* Start *

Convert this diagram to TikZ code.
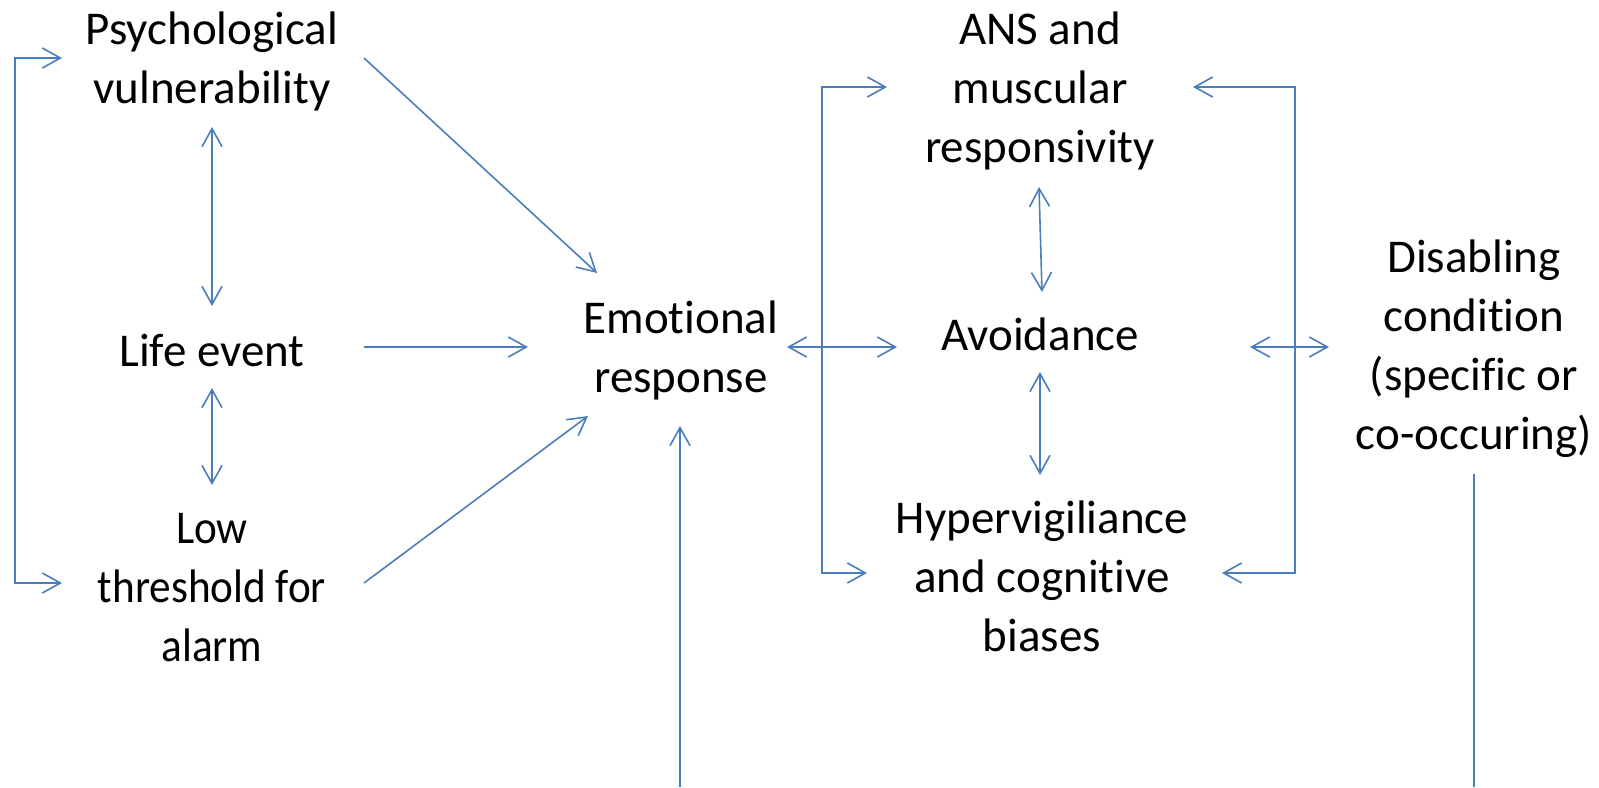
\documentclass[tikz,border=0pt]{standalone}
\usepackage{fontspec}
\setmainfont{Carlito}[Ligatures=NoCommon]
\newfontfamily\narrowfont{Carlito}[FakeStretch=0.92,Ligatures=NoCommon]
\usetikzlibrary{arrows.meta}
\definecolor{linkblue}{HTML}{4A7EBB}
\begin{document}
\begin{tikzpicture}[x=0.5pt,y=-0.5pt,
  lbl/.style={align=center,inner sep=0pt,font=\fontsize{23.5}{29.5}\selectfont},
  link/.style={draw=linkblue,line width=0.8pt},
  fwd/.style={link,-{Straight Barb[length=9pt,width=10pt]}},
  both/.style={link,{Straight Barb[length=9pt,width=10pt]}-{Straight Barb[length=9pt,width=10pt]}}]
\useasboundingbox (0,0) rectangle (1599,787);

\node[lbl] (psy) at (212,61) {Psychological\\vulnerability};
\node[lbl] (life) at (212,350) {Life event};
\node[lbl,font=\fontsize{23.5}{29.5}\narrowfont] (low) at (212,588) {Low\\threshold for\\alarm};
\node[lbl] (emo) at (681,350) {Emotional\\response};
\node[lbl] (ans) at (1040,91) {ANS and\\muscular\\responsivity};
\node[lbl] (avoid) at (1040,334) {Avoidance};
\node[lbl] (hyper) at (1042,576) {Hypervigiliance\\and cognitive\\biases};
\node[lbl] (dis) at (1474,349) {Disabling\\condition\\(specific or\\co-occuring)};

\coordinate (emofoot) at (680,787);
\coordinate (disfoot) at (1474,787);

% left group
\draw[both] ([shift={(-150,-3)}]psy.center) -- ++(-47,0) |- ([shift={(-150,-5)}]low.center);
\draw[both] ([shift={(0,66)}]psy.center) -- ([shift={(0,-44)}]life.center);
\draw[both] ([shift={(0,38)}]life.center) -- ([shift={(0,-103)}]low.center);
\draw[fwd] ([shift={(152,-3)}]psy.center) -- ([shift={(-84,-77)}]emo.center);
\draw[fwd] ([shift={(152,-3)}]life.center) -- ([shift={(-153,-3)}]emo.center);
\draw[fwd] ([shift={(152,-5)}]low.center) -- ([shift={(-93,66)}]emo.center);
\draw[fwd] (emofoot) -- ([shift={(-1,76)}]emo.center);

% right group
\draw[both] ([shift={(106,-3)}]emo.center) -- ([shift={(-143,13)}]avoid.center);
\draw[both] ([shift={(-153,-4)}]ans.center) -- ++(-65,0) |- ([shift={(-175,-3)}]hyper.center);
\draw[both] ([shift={(-1,96)}]ans.center) -- ([shift={(2,-42)}]avoid.center);
\draw[both] ([shift={(0,38)}]avoid.center) -- ([shift={(-2,-101)}]hyper.center);
\draw[both] ([shift={(153,-4)}]ans.center) -- ++(102,0) |- ([shift={(180,-3)}]hyper.center);
\draw[both] ([shift={(210,13)}]avoid.center) -- ([shift={(-145,-2)}]dis.center);
\draw[link] ([shift={(0,125)}]dis.center) -- (disfoot);
\end{tikzpicture}
\end{document}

* End *

Requirements:
Return the full material word for word. Do not include the pictures.

Output of the task:
Convert this diagram to TikZ code.
\documentclass[tikz,border=0pt]{standalone}
\usepackage{fontspec}
\setmainfont{Carlito}[Ligatures=NoCommon]
\newfontfamily\narrowfont{Carlito}[FakeStretch=0.92,Ligatures=NoCommon]
\usetikzlibrary{arrows.meta}
\definecolor{linkblue}{HTML}{4A7EBB}
\begin{document}
\begin{tikzpicture}[x=0.5pt,y=-0.5pt,
  lbl/.style={align=center,inner sep=0pt,font=\fontsize{23.5}{29.5}\selectfont},
  link/.style={draw=linkblue,line width=0.8pt},
  fwd/.style={link,-{Straight Barb[length=9pt,width=10pt]}},
  both/.style={link,{Straight Barb[length=9pt,width=10pt]}-{Straight Barb[length=9pt,width=10pt]}}]
\useasboundingbox (0,0) rectangle (1599,787);

\node[lbl] (psy) at (212,61) {Psychological\\vulnerability};
\node[lbl] (life) at (212,350) {Life event};
\node[lbl,font=\fontsize{23.5}{29.5}\narrowfont] (low) at (212,588) {Low\\threshold for\\alarm};
\node[lbl] (emo) at (681,350) {Emotional\\response};
\node[lbl] (ans) at (1040,91) {ANS and\\muscular\\responsivity};
\node[lbl] (avoid) at (1040,334) {Avoidance};
\node[lbl] (hyper) at (1042,576) {Hypervigiliance\\and cognitive\\biases};
\node[lbl] (dis) at (1474,349) {Disabling\\condition\\(specific or\\co-occuring)};

\coordinate (emofoot) at (680,787);
\coordinate (disfoot) at (1474,787);

% left group
\draw[both] ([shift={(-150,-3)}]psy.center) -- ++(-47,0) |- ([shift={(-150,-5)}]low.center);
\draw[both] ([shift={(0,66)}]psy.center) -- ([shift={(0,-44)}]life.center);
\draw[both] ([shift={(0,38)}]life.center) -- ([shift={(0,-103)}]low.center);
\draw[fwd] ([shift={(152,-3)}]psy.center) -- ([shift={(-84,-77)}]emo.center);
\draw[fwd] ([shift={(152,-3)}]life.center) -- ([shift={(-153,-3)}]emo.center);
\draw[fwd] ([shift={(152,-5)}]low.center) -- ([shift={(-93,66)}]emo.center);
\draw[fwd] (emofoot) -- ([shift={(-1,76)}]emo.center);

% right group
\draw[both] ([shift={(106,-3)}]emo.center) -- ([shift={(-143,13)}]avoid.center);
\draw[both] ([shift={(-153,-4)}]ans.center) -- ++(-65,0) |- ([shift={(-175,-3)}]hyper.center);
\draw[both] ([shift={(-1,96)}]ans.center) -- ([shift={(2,-42)}]avoid.center);
\draw[both] ([shift={(0,38)}]avoid.center) -- ([shift={(-2,-101)}]hyper.center);
\draw[both] ([shift={(153,-4)}]ans.center) -- ++(102,0) |- ([shift={(180,-3)}]hyper.center);
\draw[both] ([shift={(210,13)}]avoid.center) -- ([shift={(-145,-2)}]dis.center);
\draw[link] ([shift={(0,125)}]dis.center) -- (disfoot);
\end{tikzpicture}
\end{document}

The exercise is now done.